0 <= len(templates) <= 100000
Let L be the total length of all strings in `templates`; L can be up to 200000
Let K be the number of distinct keys in `values`
Every placeholder in every template is well-formed as `{{key}}`
Every placeholder key appearing in any template exists in `values`
Keys contain only letters, digits, and underscores

Examples

Input: ({"db_host": "example.com", "db_port": 5001}, {"conn_msg": "application is now connecting to {{db_host}}:{{db_port}}", "short_msg": "{{db_host}}:{{db_port}}"})

Expected Output: {"conn_msg": "application is now connecting to example.com:5001", "short_msg": "example.com:5001"}

Explanation: Both template strings are rendered using the same `values` dictionary.

Input: ({"db_host": "example.com"}, {})

Expected Output: {}

Explanation: Edge case: if there are no templates, the result is an empty dictionary.

Input: ({"host": "srv", "port": 8080}, {"empty": "", "literal": "ready", "pair": "{{host}}:{{port}}"})

Expected Output: {"empty": "", "literal": "ready", "pair": "srv:8080"}

Explanation: This checks an empty template string, a template with no placeholders, and a normal replacement.

Input: ({"x": "A", "y": "B"}, {"combo": "{{x}}{{y}}{{x}}", "bracket": "[{{y}}]"})

Expected Output: {"combo": "ABA", "bracket": "[B]"}

Explanation: This checks adjacent placeholders and repeated use of the same key across multiple templates.

Input: ({"host": "local", "port": 0}, {"msg": "{{host}}:{{port}}"})
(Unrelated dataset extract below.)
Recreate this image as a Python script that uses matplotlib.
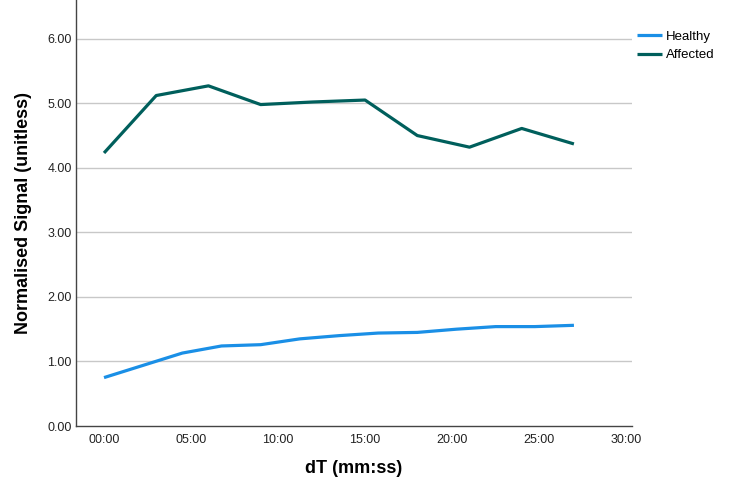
import numpy as np
import matplotlib.pyplot as plt

plt.rcParams['font.family'] = ['Liberation Sans', 'DejaVu Sans']

# time in minutes
t_healthy = np.array([0, 2.25, 4.5, 6.75, 9, 11.25, 13.5, 15.75, 18, 20.25, 22.5, 24.75, 27])
healthy = np.array([0.75, 0.94, 1.13, 1.24, 1.26, 1.35, 1.40, 1.44, 1.45, 1.50, 1.54, 1.54, 1.56])

t_affected = np.array([0, 3, 6, 9, 12, 15, 18, 21, 24, 27])
affected = np.array([4.23, 5.12, 5.27, 4.98, 5.02, 5.05, 4.50, 4.32, 4.61, 4.37])

xticks = [0, 5, 10, 15, 20, 25, 30]
xlabels = ['00:00', '05:00', '10:00', '15:00', '20:00', '25:00', '30:00']
yticks = [0, 1, 2, 3, 4, 5, 6]

fig = plt.figure(figsize=(7.48, 4.9), dpi=100)
ax = fig.add_axes([0.1016, 0.1306, 0.7434, 0.8694])

ax.plot(t_healthy, healthy, color='#1a8fe6', lw=2.3, label='Healthy', solid_capstyle='butt')
ax.plot(t_affected, affected, color='#005f5c', lw=2.3, label='Affected', solid_capstyle='butt')

ax.set_xlim(-1.61, 30.34)
ax.set_ylim(0, 6.6)
ax.set_xticks(xticks)
ax.set_xticklabels(xlabels)
ax.set_yticks(yticks)
ax.set_yticklabels(["{:.2f}".format(v) for v in yticks])
ax.tick_params(axis='both', length=0, labelsize=9, colors='#222222', pad=3)
ax.tick_params(axis='x', pad=6)

for y in yticks[1:]:
    ax.axhline(y, color='#c8c8c8', lw=1, zorder=0)

for s in ['top', 'right']:
    ax.spines[s].set_visible(False)
for s in ['left', 'bottom']:
    ax.spines[s].set_color('#444444')
    ax.spines[s].set_linewidth(1)

ax.set_xlabel('dT (mm:ss)', fontsize=13, fontweight='bold', labelpad=10)
ax.set_ylabel('Normalised Signal (unitless)', fontsize=13, fontweight='bold', labelpad=11)

ax.legend(loc='upper left', bbox_to_anchor=(1.0, 0.94), frameon=False, fontsize=9.5,
          handlelength=1.9, handletextpad=0.3, labelspacing=0.45, borderaxespad=0.0)

plt.savefig('out.png', dpi=100)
Expected Output: {"msg": "local:0"}

Explanation: Boundary-style case: a numeric value of 0 should still be converted and inserted correctly.

Solution

def solution(values, templates):
    rendered_values = {key: str(value) for key, value in values.items()}

    def render(template):
        result = []
        i = 0
        n = len(template)

        while i < n:
            if i + 1 < n and template[i] == '{' and template[i + 1] == '{':
                j = i + 2
                while j + 1 < n and not (template[j] == '}' and template[j + 1] == '}'):
                    j += 1
                key = template[i + 2:j]
                result.append(rendered_values[key])
                i = j + 2
            else:
                result.append(template[i])
                i += 1

        return ''.join(result)

    return {name: render(template) for name, template in templates.items()}

Time complexity: O(L + K) average, where L is the total length of all template strings and K is the number of keys in `values`. Space complexity: O(K + L_out), where `L_out` is the total length of the rendered output strings.

Hints

Solve one template string at a time using the same parsing idea as in the single-template version.
If some values are integers, convert each `values[key]` to a string once before processing all templates.

Quick Overview

This question evaluates proficiency in string parsing and template substitution, efficient use of dictionaries for key lookups, and the ability to reason about algorithmic time and space complexity.